== Dataset records ==
■ ■ ■

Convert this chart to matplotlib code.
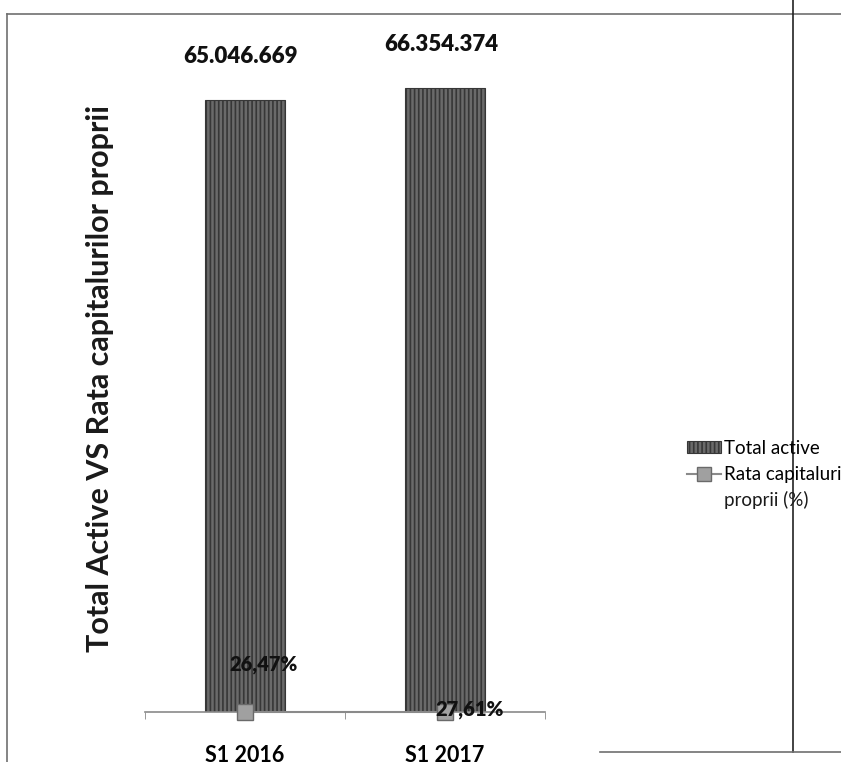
import matplotlib
matplotlib.use("Agg")
import matplotlib.pyplot as plt
from matplotlib.lines import Line2D
from matplotlib.patches import Patch

# ── Data ─────────────────────────────────────────────────────────────────────
CATEGORIES = ["S1 2016", "S1 2017"]
TOTAL_ACTIVE = [65046669, 66354374]
RATA_CAP = [26.47, 27.61]          # %, plotted on the primary scale (sits at ~0)
RATA_LABELS = ["26,47%", "27,61%"]
Y_LABEL = "Total Active VS Rata capitalurilor proprii"
LEGEND_LABELS = ["Total active", "Rata capitalurilor"]
LEGEND_WRAP = "proprii (%)"

BAR_FACE = "#6a6a6a"
BAR_HATCH = "#373737"
MARKER_FACE = "#a0a0a0"
MARKER_EDGE = "#6a6a6a"

plt.rcParams["font.family"] = ["Lato", "DejaVu Sans"]
plt.rcParams["hatch.linewidth"] = 1.2

W, H = 841, 762
fig = plt.figure(figsize=(W / 100, H / 100), dpi=100)
ax = fig.add_axes([145 / W, 1 - 712 / H, 400 / W, 658.6 / H])

x = list(range(len(CATEGORIES)))
bars = ax.bar(x, TOTAL_ACTIVE, width=0.4, color=BAR_FACE, edgecolor=BAR_HATCH,
              hatch="||||", linewidth=0.8, zorder=2)

# value labels above bars (Romanian thousands separator)
for b, v in zip(bars, TOTAL_ACTIVE):
    ax.annotate(f"{v:,}".replace(",", "."), (b.get_x() + b.get_width() / 2, v),
                xytext=(-3, 31), textcoords="offset points", ha="center",
                va="center", fontsize=16, fontweight="heavy", color="#111111",
                annotation_clip=False)

# percentage series, drawn on the same scale -> lies on the axis
ax.plot(x, RATA_CAP, color="#8a8a8a", linewidth=1.5, marker="s", markersize=12,
        markerfacecolor=MARKER_FACE, markeredgecolor=MARKER_EDGE, zorder=5,
        clip_on=False)
for xi, yi, lab, off in zip(x, RATA_CAP, RATA_LABELS, [(13, 34), (18, 2)]):
    ax.annotate(lab, (xi, yi), xytext=off, textcoords="offset points",
                ha="center", va="center", fontsize=14.5, fontweight="heavy",
                color="#111111", zorder=6, annotation_clip=False)

ax.set_xlim(-0.5, 1.5)
ax.set_ylim(0, 70e6)
ax.set_xticks(x)
ax.set_xticklabels(CATEGORIES, fontsize=15.5, fontweight="bold")
ax.set_xticks([-0.5, 0.5, 1.5], minor=True)
ax.tick_params(axis="x", which="major", length=0, pad=24)
ax.tick_params(axis="x", which="minor", length=5, color="#888888", direction="out")
ax.set_yticks([])
for s in ["top", "right", "left"]:
    ax.spines[s].set_visible(False)
ax.spines["bottom"].set_color("#8a8a8a")
ax.spines["bottom"].set_linewidth(1.2)

fig.text(100 / W, 1 - 378 / H, Y_LABEL, rotation=90, ha="center", va="center",
         fontsize=22, fontweight="bold", color="#1a1a1a")

handles = [
    Patch(facecolor=BAR_FACE, edgecolor=BAR_HATCH, hatch="||||", linewidth=0.8),
    Line2D([0], [0], color="#8a8a8a", linewidth=1.5, marker="s", markersize=10,
           markerfacecolor=MARKER_FACE, markeredgecolor=MARKER_EDGE),
]
leg = fig.legend(handles, LEGEND_LABELS, loc="upper left",
                 bbox_to_anchor=(687 / W, 1 - 440 / H), frameon=False,
                 fontsize=13.5, handlelength=1.8, handleheight=0.6,
                 handletextpad=0.15, labelspacing=0.5, borderpad=0,
                 borderaxespad=0)
# second line of the wrapped legend label, left-aligned under the first
fig.canvas.draw()
t = leg.get_texts()[1]
bb = t.get_window_extent()
fig.text(bb.x0 / W, (bb.y0 - 26) / H, LEGEND_WRAP, ha="left", va="bottom",
         fontsize=13.5, color="#1a1a1a")

# scanned page frame lines
frame = dict(transform=fig.transFigure, color="#6f6f6f", linewidth=1.2)
fig.add_artist(Line2D([7 / W, 1], [1 - 14 / H, 1 - 14 / H], **frame))
fig.add_artist(Line2D([7 / W, 7 / W], [0, 1 - 14 / H], **frame))
fig.add_artist(Line2D([793 / W, 793 / W], [1 - 752 / H, 1], transform=fig.transFigure,
                      color="#222222", linewidth=1.2))
fig.add_artist(Line2D([600 / W, 1], [1 - 752 / H, 1 - 752 / H], **frame))

fig.savefig("out.png", dpi=100)
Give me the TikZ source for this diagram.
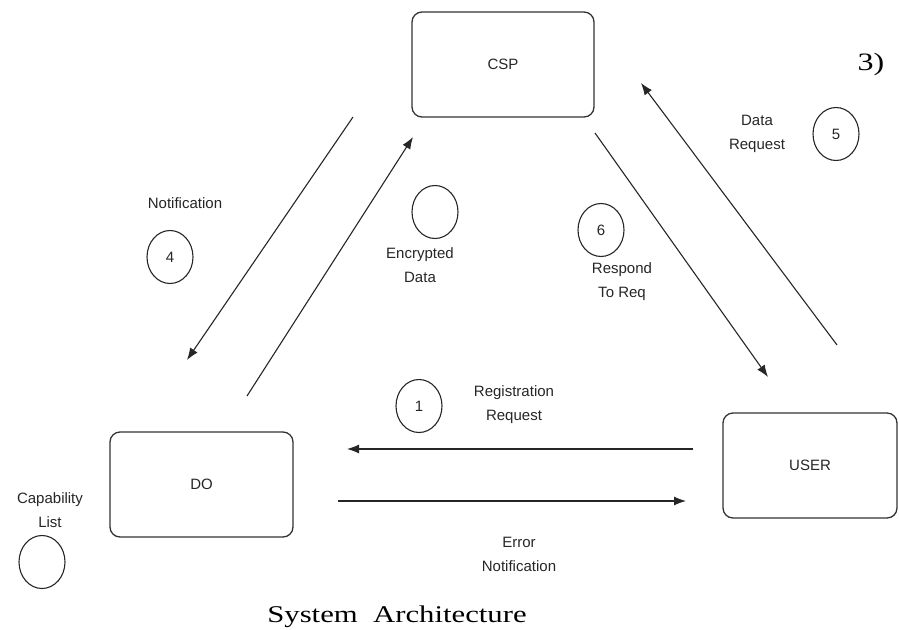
\documentclass[tikz,border=0pt]{standalone}
\usepackage{fontspec}
\setmainfont{Liberation Sans}
\newfontfamily\capfont{Liberation Serif}
\usetikzlibrary{arrows.meta,shapes.geometric}
\begin{document}
\begin{tikzpicture}[x=1pt,y=-1pt,
  ent/.style={draw=black!80, line width=1.3pt, rounded corners=10pt, inner sep=0pt, text=black!85,
    font=\fontsize{15}{18}\selectfont},
  lbl/.style={font=\fontsize{15}{24}\selectfont, align=center, text=black!85, inner sep=0pt},
  num/.style={ellipse, draw=black!85, line width=1.1pt, minimum width=46pt, minimum height=53pt,
    inner sep=0pt, text=black!85, font=\fontsize{15}{18}\selectfont},
  flow/.style={draw=black!85, line width=1.1pt, -{Latex[length=12pt,width=9pt]}},
  captxt/.style={font=\capfont\fontsize{24}{28}\selectfont, xscale=1.28, inner sep=0pt, anchor=base}
]
\useasboundingbox (0,0) rectangle (899,629);

% entities
\node[ent, minimum width=182pt, minimum height=105pt] (csp) at (503,64.5) {CSP};
\node[ent, minimum width=183pt, minimum height=105pt] (do) at (201.5,484.5) {DO};
\node[ent, minimum width=174pt, minimum height=105pt] (user) at (810,465.5) {USER};

% step circles
\node[num] (c5) at (836,134) {5};
\node[num] (c6) at (601,230) {6};
\node[num] (c4) at (170,257) {4};
\node[num] (cenc) at (435,212) {};
\node[num] (c1) at (419,406) {1};
\node[num] (ccap) at (42,562) {};

% labels
\node[lbl] (ldata) at (757,134) {Data\\Request};
\node[lbl] (lresp) at (622,282) {Respond\\To Req};
\node[lbl] (lnote) at (185,203) {Notification};
\node[lbl] (lenc) at (420,265) {Encrypted\\Data};
\node[lbl] (lreg) at (514,405) {Registration\\Request};
\node[lbl] (lerr) at (519,554) {Error\\Notification};
\node[lbl] (lcap) at (50,510) {Capability\\List};

% connector end points
\coordinate (nA) at (353,117); \coordinate (nB) at (187,360);
\coordinate (eA) at (247,396); \coordinate (eB) at (413,137);
\coordinate (dA) at (837,345); \coordinate (dB) at (641,83);
\coordinate (rA) at (595,133); \coordinate (rB) at (768,377);
\coordinate (gA) at (693,449); \coordinate (gB) at (347,449);
\coordinate (fA) at (338,501); \coordinate (fB) at (686,501);

\draw[flow] (nA) -- (nB);
\draw[flow] (eA) -- (eB);
\draw[flow] (dA) -- (dB);
\draw[flow] (rA) -- (rB);
\draw[flow] (gA) -- (gB);
\draw[flow] (fA) -- (fB);

% other text
\node[captxt, font=\capfont\fontsize{25}{28}\selectfont] (three) at (871,70) {3)};
\node[captxt] (caption) at (397,622) {System\hspace{6pt} Architecture};
\end{tikzpicture}
\end{document}
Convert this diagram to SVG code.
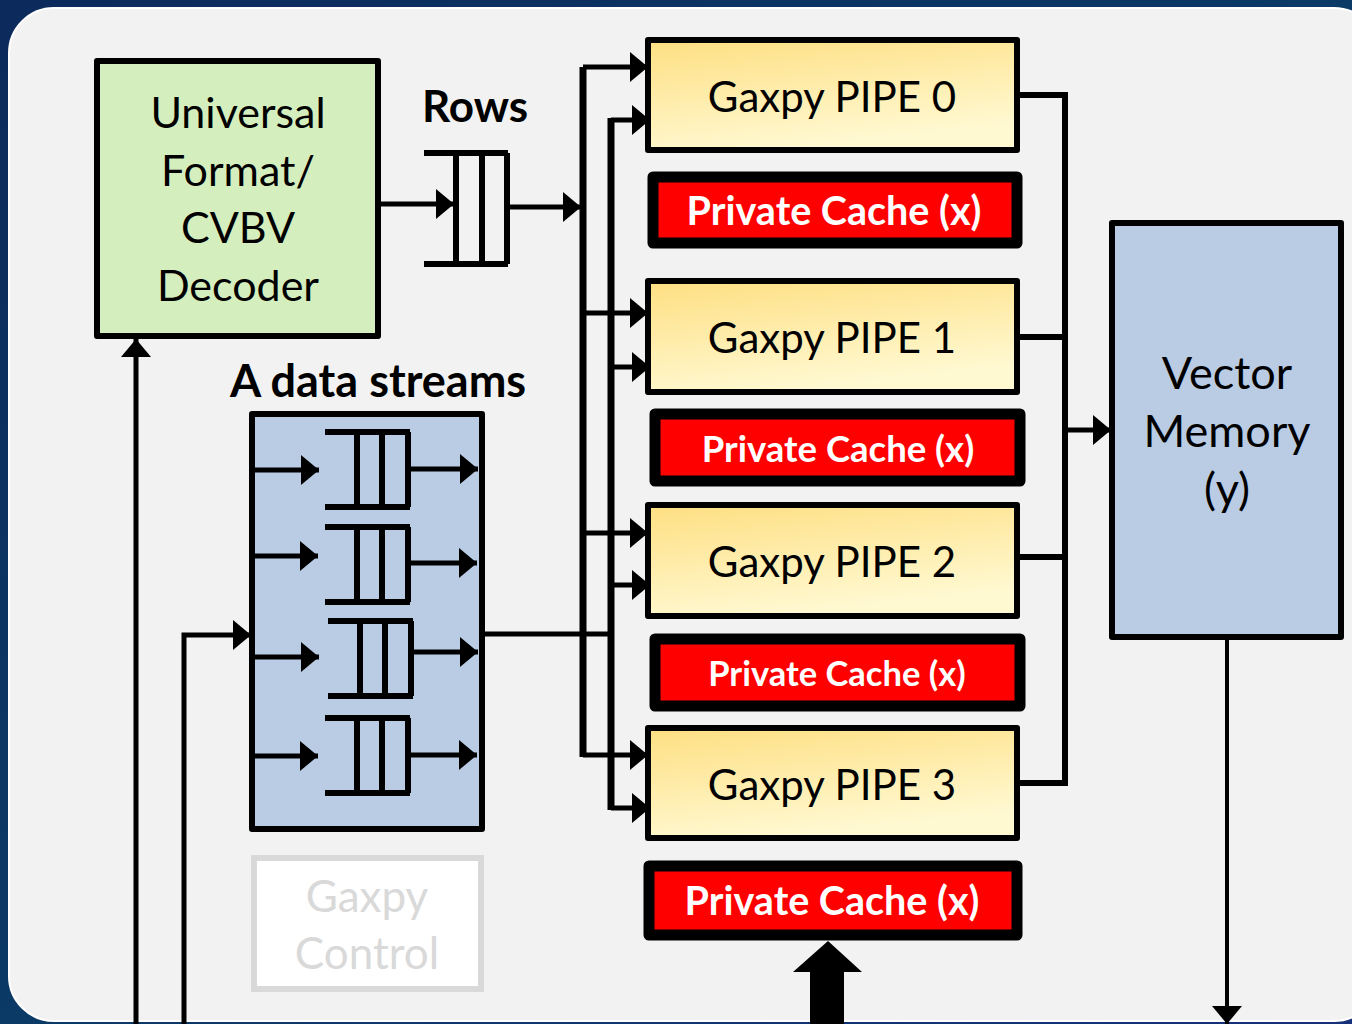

■ ■ ■

== What is expected ==
Restate the records word for word, omitting images.

== Result of this exercise ==
Convert this chart to matplotlib code.
import matplotlib
matplotlib.use("Agg")
import matplotlib.pyplot as plt
from matplotlib.lines import Line2D
from matplotlib.patches import Patch

# ── Data ─────────────────────────────────────────────────────────────────────
CATEGORIES = ["S1 2016", "S1 2017"]
TOTAL_ACTIVE = [65046669, 66354374]
RATA_CAP = [26.47, 27.61]          # %, plotted on the primary scale (sits at ~0)
RATA_LABELS = ["26,47%", "27,61%"]
Y_LABEL = "Total Active VS Rata capitalurilor proprii"
LEGEND_LABELS = ["Total active", "Rata capitalurilor"]
LEGEND_WRAP = "proprii (%)"

BAR_FACE = "#6a6a6a"
BAR_HATCH = "#373737"
MARKER_FACE = "#a0a0a0"
MARKER_EDGE = "#6a6a6a"

plt.rcParams["font.family"] = ["Lato", "DejaVu Sans"]
plt.rcParams["hatch.linewidth"] = 1.2

W, H = 841, 762
fig = plt.figure(figsize=(W / 100, H / 100), dpi=100)
ax = fig.add_axes([145 / W, 1 - 712 / H, 400 / W, 658.6 / H])

x = list(range(len(CATEGORIES)))
bars = ax.bar(x, TOTAL_ACTIVE, width=0.4, color=BAR_FACE, edgecolor=BAR_HATCH,
              hatch="||||", linewidth=0.8, zorder=2)

# value labels above bars (Romanian thousands separator)
for b, v in zip(bars, TOTAL_ACTIVE):
    ax.annotate(f"{v:,}".replace(",", "."), (b.get_x() + b.get_width() / 2, v),
                xytext=(-3, 31), textcoords="offset points", ha="center",
                va="center", fontsize=16, fontweight="heavy", color="#111111",
                annotation_clip=False)

# percentage series, drawn on the same scale -> lies on the axis
ax.plot(x, RATA_CAP, color="#8a8a8a", linewidth=1.5, marker="s", markersize=12,
        markerfacecolor=MARKER_FACE, markeredgecolor=MARKER_EDGE, zorder=5,
        clip_on=False)
for xi, yi, lab, off in zip(x, RATA_CAP, RATA_LABELS, [(13, 34), (18, 2)]):
    ax.annotate(lab, (xi, yi), xytext=off, textcoords="offset points",
                ha="center", va="center", fontsize=14.5, fontweight="heavy",
                color="#111111", zorder=6, annotation_clip=False)

ax.set_xlim(-0.5, 1.5)
ax.set_ylim(0, 70e6)
ax.set_xticks(x)
ax.set_xticklabels(CATEGORIES, fontsize=15.5, fontweight="bold")
ax.set_xticks([-0.5, 0.5, 1.5], minor=True)
ax.tick_params(axis="x", which="major", length=0, pad=24)
ax.tick_params(axis="x", which="minor", length=5, color="#888888", direction="out")
ax.set_yticks([])
for s in ["top", "right", "left"]:
    ax.spines[s].set_visible(False)
ax.spines["bottom"].set_color("#8a8a8a")
ax.spines["bottom"].set_linewidth(1.2)

fig.text(100 / W, 1 - 378 / H, Y_LABEL, rotation=90, ha="center", va="center",
         fontsize=22, fontweight="bold", color="#1a1a1a")

handles = [
    Patch(facecolor=BAR_FACE, edgecolor=BAR_HATCH, hatch="||||", linewidth=0.8),
    Line2D([0], [0], color="#8a8a8a", linewidth=1.5, marker="s", markersize=10,
           markerfacecolor=MARKER_FACE, markeredgecolor=MARKER_EDGE),
]
leg = fig.legend(handles, LEGEND_LABELS, loc="upper left",
                 bbox_to_anchor=(687 / W, 1 - 440 / H), frameon=False,
                 fontsize=13.5, handlelength=1.8, handleheight=0.6,
                 handletextpad=0.15, labelspacing=0.5, borderpad=0,
                 borderaxespad=0)
# second line of the wrapped legend label, left-aligned under the first
fig.canvas.draw()
t = leg.get_texts()[1]
bb = t.get_window_extent()
fig.text(bb.x0 / W, (bb.y0 - 26) / H, LEGEND_WRAP, ha="left", va="bottom",
         fontsize=13.5, color="#1a1a1a")

# scanned page frame lines
frame = dict(transform=fig.transFigure, color="#6f6f6f", linewidth=1.2)
fig.add_artist(Line2D([7 / W, 1], [1 - 14 / H, 1 - 14 / H], **frame))
fig.add_artist(Line2D([7 / W, 7 / W], [0, 1 - 14 / H], **frame))
fig.add_artist(Line2D([793 / W, 793 / W], [1 - 752 / H, 1], transform=fig.transFigure,
                      color="#222222", linewidth=1.2))
fig.add_artist(Line2D([600 / W, 1], [1 - 752 / H, 1 - 752 / H], **frame))

fig.savefig("out.png", dpi=100)
Give me the TikZ source for this diagram.
\documentclass[tikz,border=0pt]{standalone}
\usepackage{fontspec}
\setmainfont{Liberation Sans}
\newfontfamily\capfont{Liberation Serif}
\usetikzlibrary{arrows.meta,shapes.geometric}
\begin{document}
\begin{tikzpicture}[x=1pt,y=-1pt,
  ent/.style={draw=black!80, line width=1.3pt, rounded corners=10pt, inner sep=0pt, text=black!85,
    font=\fontsize{15}{18}\selectfont},
  lbl/.style={font=\fontsize{15}{24}\selectfont, align=center, text=black!85, inner sep=0pt},
  num/.style={ellipse, draw=black!85, line width=1.1pt, minimum width=46pt, minimum height=53pt,
    inner sep=0pt, text=black!85, font=\fontsize{15}{18}\selectfont},
  flow/.style={draw=black!85, line width=1.1pt, -{Latex[length=12pt,width=9pt]}},
  captxt/.style={font=\capfont\fontsize{24}{28}\selectfont, xscale=1.28, inner sep=0pt, anchor=base}
]
\useasboundingbox (0,0) rectangle (899,629);

% entities
\node[ent, minimum width=182pt, minimum height=105pt] (csp) at (503,64.5) {CSP};
\node[ent, minimum width=183pt, minimum height=105pt] (do) at (201.5,484.5) {DO};
\node[ent, minimum width=174pt, minimum height=105pt] (user) at (810,465.5) {USER};

% step circles
\node[num] (c5) at (836,134) {5};
\node[num] (c6) at (601,230) {6};
\node[num] (c4) at (170,257) {4};
\node[num] (cenc) at (435,212) {};
\node[num] (c1) at (419,406) {1};
\node[num] (ccap) at (42,562) {};

% labels
\node[lbl] (ldata) at (757,134) {Data\\Request};
\node[lbl] (lresp) at (622,282) {Respond\\To Req};
\node[lbl] (lnote) at (185,203) {Notification};
\node[lbl] (lenc) at (420,265) {Encrypted\\Data};
\node[lbl] (lreg) at (514,405) {Registration\\Request};
\node[lbl] (lerr) at (519,554) {Error\\Notification};
\node[lbl] (lcap) at (50,510) {Capability\\List};

% connector end points
\coordinate (nA) at (353,117); \coordinate (nB) at (187,360);
\coordinate (eA) at (247,396); \coordinate (eB) at (413,137);
\coordinate (dA) at (837,345); \coordinate (dB) at (641,83);
\coordinate (rA) at (595,133); \coordinate (rB) at (768,377);
\coordinate (gA) at (693,449); \coordinate (gB) at (347,449);
\coordinate (fA) at (338,501); \coordinate (fB) at (686,501);

\draw[flow] (nA) -- (nB);
\draw[flow] (eA) -- (eB);
\draw[flow] (dA) -- (dB);
\draw[flow] (rA) -- (rB);
\draw[flow] (gA) -- (gB);
\draw[flow] (fA) -- (fB);

% other text
\node[captxt, font=\capfont\fontsize{25}{28}\selectfont] (three) at (871,70) {3)};
\node[captxt] (caption) at (397,622) {System\hspace{6pt} Architecture};
\end{tikzpicture}
\end{document}
Convert this diagram to SVG code.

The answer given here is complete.